> _Goal_
Extract all lines that hold the string "Reproduce".

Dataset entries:
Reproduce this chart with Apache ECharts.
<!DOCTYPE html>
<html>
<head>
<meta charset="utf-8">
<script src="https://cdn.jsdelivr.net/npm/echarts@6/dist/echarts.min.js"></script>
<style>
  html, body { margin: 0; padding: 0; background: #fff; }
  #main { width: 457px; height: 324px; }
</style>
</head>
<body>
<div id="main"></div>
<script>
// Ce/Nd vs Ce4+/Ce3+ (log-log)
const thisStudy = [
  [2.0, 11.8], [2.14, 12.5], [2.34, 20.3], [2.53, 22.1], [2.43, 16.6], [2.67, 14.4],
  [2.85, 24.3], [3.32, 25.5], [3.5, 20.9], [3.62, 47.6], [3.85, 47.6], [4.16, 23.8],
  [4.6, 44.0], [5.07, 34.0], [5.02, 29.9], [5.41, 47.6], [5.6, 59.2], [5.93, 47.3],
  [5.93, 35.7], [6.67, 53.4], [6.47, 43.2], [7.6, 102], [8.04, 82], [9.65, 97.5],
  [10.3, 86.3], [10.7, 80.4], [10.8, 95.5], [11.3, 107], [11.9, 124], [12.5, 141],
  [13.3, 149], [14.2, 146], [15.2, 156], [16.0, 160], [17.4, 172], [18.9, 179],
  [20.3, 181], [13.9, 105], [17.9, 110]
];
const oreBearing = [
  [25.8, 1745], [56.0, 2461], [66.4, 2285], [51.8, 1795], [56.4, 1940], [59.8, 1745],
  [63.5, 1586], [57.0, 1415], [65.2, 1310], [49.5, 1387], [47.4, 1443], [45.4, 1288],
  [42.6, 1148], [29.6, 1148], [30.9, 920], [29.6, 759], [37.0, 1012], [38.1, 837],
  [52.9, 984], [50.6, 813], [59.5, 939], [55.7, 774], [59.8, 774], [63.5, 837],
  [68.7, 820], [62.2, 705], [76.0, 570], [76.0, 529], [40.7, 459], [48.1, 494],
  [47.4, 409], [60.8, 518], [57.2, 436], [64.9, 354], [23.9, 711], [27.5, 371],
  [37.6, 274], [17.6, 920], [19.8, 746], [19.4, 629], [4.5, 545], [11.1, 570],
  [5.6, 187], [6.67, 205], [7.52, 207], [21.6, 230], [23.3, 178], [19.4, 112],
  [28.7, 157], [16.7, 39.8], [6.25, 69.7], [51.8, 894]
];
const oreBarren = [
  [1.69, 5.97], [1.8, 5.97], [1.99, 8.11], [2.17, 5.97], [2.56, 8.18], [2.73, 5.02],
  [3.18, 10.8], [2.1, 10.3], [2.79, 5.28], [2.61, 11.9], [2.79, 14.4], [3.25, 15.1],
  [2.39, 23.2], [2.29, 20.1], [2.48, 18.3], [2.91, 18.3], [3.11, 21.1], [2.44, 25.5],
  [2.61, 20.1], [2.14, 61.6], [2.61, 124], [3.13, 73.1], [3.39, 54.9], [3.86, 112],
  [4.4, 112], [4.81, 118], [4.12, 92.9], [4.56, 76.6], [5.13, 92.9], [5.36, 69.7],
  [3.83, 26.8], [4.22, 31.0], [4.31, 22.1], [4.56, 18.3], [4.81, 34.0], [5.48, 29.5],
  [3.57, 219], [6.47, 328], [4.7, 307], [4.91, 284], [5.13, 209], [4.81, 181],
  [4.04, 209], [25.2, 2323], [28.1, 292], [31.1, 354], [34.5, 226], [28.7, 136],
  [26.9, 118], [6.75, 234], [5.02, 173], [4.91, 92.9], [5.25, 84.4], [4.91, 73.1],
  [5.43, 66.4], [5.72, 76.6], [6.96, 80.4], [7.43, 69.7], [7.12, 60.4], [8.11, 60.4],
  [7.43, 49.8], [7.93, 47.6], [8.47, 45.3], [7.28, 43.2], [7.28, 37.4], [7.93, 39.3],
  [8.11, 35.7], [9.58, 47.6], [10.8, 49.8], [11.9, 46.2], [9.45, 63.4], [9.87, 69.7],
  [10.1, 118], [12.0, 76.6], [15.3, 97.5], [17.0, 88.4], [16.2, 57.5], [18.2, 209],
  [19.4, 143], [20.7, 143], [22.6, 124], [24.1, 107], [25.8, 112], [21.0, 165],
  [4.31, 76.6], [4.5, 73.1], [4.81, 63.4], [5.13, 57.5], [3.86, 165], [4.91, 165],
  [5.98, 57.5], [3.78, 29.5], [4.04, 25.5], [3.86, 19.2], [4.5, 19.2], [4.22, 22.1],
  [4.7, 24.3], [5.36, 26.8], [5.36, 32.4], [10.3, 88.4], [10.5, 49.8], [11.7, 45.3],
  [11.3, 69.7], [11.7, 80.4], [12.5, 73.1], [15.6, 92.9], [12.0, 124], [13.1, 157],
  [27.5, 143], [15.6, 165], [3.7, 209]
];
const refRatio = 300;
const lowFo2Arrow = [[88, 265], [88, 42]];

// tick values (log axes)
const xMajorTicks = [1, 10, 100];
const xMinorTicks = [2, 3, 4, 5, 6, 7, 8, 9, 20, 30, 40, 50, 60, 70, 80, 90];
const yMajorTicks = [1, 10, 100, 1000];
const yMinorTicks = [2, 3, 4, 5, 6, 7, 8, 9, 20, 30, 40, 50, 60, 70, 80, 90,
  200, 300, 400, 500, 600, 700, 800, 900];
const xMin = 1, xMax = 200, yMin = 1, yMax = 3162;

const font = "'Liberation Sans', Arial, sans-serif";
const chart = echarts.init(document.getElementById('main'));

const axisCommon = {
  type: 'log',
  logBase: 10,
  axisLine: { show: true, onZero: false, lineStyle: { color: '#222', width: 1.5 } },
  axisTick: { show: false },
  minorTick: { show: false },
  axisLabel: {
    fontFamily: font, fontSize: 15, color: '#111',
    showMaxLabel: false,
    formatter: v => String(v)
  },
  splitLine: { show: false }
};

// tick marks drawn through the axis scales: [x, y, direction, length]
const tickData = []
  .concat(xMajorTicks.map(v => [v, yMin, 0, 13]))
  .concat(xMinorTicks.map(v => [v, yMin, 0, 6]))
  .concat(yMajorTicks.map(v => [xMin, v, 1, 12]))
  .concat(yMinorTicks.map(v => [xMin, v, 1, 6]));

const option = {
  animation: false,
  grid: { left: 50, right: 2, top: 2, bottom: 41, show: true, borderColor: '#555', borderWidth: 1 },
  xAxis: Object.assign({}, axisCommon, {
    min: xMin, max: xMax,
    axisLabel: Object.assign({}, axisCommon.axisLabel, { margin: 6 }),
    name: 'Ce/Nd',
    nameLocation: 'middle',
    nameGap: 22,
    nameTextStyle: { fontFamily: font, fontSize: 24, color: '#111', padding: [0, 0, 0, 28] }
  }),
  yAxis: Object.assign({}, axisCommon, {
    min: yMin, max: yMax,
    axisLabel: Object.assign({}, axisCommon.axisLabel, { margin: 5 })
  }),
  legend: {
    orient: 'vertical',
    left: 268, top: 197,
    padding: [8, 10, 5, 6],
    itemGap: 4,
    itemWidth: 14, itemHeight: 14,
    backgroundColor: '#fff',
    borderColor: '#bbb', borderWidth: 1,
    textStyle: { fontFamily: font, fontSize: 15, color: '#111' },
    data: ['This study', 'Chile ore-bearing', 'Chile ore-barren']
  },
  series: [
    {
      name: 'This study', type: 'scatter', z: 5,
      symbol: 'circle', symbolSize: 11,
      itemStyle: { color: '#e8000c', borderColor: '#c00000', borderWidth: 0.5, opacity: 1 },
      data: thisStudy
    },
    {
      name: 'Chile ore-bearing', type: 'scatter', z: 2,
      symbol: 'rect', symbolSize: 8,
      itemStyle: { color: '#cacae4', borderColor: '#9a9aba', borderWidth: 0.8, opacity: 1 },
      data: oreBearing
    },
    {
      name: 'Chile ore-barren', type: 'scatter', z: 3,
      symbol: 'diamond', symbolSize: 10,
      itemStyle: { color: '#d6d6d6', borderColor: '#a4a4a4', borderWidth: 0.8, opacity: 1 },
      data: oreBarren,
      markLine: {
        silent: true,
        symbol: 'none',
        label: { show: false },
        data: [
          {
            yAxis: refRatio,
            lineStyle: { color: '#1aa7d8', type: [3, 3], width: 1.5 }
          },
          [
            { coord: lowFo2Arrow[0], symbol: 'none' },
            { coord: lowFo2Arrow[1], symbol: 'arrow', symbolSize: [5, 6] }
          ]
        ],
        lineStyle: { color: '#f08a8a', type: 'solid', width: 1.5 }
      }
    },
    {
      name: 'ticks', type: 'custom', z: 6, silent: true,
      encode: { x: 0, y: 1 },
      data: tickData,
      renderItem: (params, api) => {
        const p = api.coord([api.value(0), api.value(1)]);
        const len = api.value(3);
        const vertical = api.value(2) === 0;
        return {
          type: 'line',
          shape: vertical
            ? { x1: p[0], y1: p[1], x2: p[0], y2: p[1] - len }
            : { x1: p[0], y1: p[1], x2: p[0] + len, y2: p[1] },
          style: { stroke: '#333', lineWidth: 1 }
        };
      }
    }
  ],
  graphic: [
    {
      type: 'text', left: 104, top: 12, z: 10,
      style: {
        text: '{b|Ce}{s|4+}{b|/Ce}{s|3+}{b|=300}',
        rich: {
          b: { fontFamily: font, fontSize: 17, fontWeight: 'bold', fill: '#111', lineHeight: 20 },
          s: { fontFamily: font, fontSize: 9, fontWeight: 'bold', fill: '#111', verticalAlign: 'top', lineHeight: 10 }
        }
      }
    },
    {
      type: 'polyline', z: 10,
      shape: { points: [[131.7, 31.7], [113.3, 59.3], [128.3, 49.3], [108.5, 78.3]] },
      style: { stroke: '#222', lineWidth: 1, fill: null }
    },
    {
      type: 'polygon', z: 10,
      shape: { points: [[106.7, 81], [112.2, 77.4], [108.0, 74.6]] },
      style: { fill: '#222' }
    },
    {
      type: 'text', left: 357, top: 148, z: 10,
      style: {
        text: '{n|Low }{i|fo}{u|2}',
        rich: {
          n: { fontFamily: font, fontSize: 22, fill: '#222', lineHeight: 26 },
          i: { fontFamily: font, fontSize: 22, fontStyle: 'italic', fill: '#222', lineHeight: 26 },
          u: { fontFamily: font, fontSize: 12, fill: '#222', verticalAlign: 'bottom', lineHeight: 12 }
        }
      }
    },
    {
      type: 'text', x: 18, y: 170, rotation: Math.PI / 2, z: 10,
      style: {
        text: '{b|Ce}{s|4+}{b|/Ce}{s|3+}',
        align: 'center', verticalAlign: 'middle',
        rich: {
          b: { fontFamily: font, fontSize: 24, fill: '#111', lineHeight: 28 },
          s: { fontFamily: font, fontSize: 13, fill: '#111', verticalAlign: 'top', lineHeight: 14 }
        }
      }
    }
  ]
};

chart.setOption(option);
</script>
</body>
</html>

--

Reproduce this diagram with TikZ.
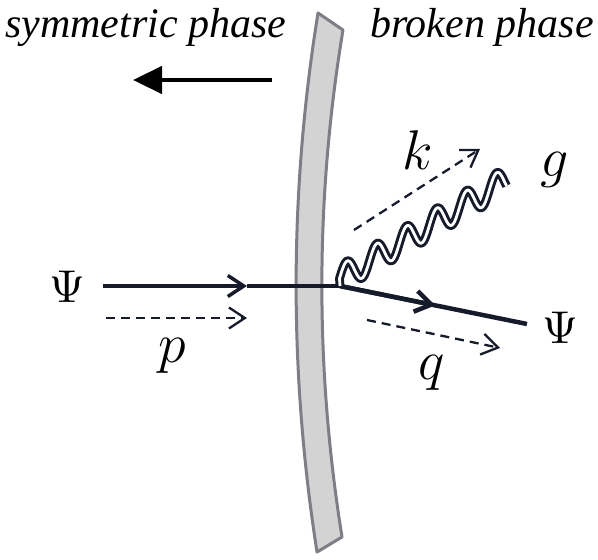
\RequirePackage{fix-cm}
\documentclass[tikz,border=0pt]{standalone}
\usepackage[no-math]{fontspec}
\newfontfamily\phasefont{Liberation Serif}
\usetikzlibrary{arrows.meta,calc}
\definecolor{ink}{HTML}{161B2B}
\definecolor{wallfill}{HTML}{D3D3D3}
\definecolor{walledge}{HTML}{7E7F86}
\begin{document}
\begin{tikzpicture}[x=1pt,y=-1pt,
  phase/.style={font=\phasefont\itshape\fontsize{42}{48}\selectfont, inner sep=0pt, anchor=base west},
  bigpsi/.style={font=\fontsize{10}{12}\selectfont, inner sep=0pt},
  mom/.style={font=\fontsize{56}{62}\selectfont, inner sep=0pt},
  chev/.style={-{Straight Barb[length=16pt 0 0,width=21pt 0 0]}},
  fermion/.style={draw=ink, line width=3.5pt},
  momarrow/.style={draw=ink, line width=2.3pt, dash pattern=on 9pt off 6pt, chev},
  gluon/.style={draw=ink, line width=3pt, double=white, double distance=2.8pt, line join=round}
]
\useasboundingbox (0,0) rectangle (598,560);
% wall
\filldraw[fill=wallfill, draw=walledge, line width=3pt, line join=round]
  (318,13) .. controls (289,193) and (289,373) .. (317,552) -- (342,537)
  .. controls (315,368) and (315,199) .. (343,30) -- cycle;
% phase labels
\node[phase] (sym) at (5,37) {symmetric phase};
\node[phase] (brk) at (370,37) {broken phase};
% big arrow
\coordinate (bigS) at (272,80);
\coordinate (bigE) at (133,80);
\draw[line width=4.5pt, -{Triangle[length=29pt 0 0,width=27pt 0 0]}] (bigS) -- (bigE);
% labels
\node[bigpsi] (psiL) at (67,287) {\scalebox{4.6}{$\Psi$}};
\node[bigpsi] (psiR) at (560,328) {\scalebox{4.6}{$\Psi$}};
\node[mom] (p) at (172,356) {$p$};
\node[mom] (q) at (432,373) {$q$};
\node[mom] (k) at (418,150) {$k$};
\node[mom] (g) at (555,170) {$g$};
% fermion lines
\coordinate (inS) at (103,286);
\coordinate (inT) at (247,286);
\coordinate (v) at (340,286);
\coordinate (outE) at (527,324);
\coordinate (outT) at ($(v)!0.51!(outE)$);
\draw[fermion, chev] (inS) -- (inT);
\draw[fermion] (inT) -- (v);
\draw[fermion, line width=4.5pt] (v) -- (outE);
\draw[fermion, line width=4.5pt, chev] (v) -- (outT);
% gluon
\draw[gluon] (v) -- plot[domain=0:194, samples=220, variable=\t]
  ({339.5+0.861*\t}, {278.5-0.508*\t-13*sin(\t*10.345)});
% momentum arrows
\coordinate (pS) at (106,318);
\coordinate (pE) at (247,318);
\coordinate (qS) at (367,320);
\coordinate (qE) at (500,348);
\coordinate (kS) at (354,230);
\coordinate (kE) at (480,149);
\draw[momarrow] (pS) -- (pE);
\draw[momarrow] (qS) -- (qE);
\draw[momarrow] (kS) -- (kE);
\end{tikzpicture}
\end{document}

* * *

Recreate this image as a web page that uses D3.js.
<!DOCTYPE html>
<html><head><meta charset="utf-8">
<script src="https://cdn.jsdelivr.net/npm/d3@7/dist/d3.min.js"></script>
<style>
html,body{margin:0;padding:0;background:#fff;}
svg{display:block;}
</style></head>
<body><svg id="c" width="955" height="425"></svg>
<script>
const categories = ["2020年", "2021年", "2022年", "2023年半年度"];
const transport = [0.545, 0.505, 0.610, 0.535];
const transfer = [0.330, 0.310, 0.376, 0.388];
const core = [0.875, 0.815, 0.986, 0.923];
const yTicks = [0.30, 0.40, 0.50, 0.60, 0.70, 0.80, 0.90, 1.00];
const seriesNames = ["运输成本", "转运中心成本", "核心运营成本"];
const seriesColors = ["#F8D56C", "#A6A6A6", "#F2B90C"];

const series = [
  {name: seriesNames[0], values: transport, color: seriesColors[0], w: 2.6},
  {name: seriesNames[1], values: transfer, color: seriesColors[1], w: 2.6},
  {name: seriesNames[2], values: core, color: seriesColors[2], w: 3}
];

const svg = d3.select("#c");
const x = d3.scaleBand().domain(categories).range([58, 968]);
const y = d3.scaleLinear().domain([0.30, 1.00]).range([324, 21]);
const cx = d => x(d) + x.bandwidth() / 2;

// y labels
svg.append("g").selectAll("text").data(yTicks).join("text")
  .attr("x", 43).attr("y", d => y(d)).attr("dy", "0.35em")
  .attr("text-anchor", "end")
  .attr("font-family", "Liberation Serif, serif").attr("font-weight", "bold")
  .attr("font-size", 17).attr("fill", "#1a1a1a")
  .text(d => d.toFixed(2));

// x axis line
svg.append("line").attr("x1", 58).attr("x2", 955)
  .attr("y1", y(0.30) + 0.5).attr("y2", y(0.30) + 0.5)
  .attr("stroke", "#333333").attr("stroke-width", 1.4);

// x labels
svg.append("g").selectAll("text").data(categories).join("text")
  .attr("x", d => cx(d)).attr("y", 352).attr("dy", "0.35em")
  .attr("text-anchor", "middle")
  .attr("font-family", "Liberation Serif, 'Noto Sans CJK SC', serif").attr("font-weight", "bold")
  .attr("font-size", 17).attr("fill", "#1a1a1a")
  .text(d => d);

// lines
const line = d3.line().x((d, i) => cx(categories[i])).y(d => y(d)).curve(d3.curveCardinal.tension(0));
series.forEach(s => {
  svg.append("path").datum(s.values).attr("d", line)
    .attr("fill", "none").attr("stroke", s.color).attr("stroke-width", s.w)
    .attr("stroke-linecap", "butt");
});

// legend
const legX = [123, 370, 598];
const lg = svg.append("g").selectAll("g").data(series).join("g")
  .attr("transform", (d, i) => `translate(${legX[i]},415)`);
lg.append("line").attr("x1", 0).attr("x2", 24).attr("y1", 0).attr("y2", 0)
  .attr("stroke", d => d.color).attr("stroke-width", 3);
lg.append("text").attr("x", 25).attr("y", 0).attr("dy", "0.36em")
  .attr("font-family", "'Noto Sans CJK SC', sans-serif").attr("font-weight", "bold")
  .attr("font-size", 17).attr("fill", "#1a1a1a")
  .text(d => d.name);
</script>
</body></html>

> _Reply to the task_
Reproduce this chart with Apache ECharts.
Reproduce this diagram with TikZ.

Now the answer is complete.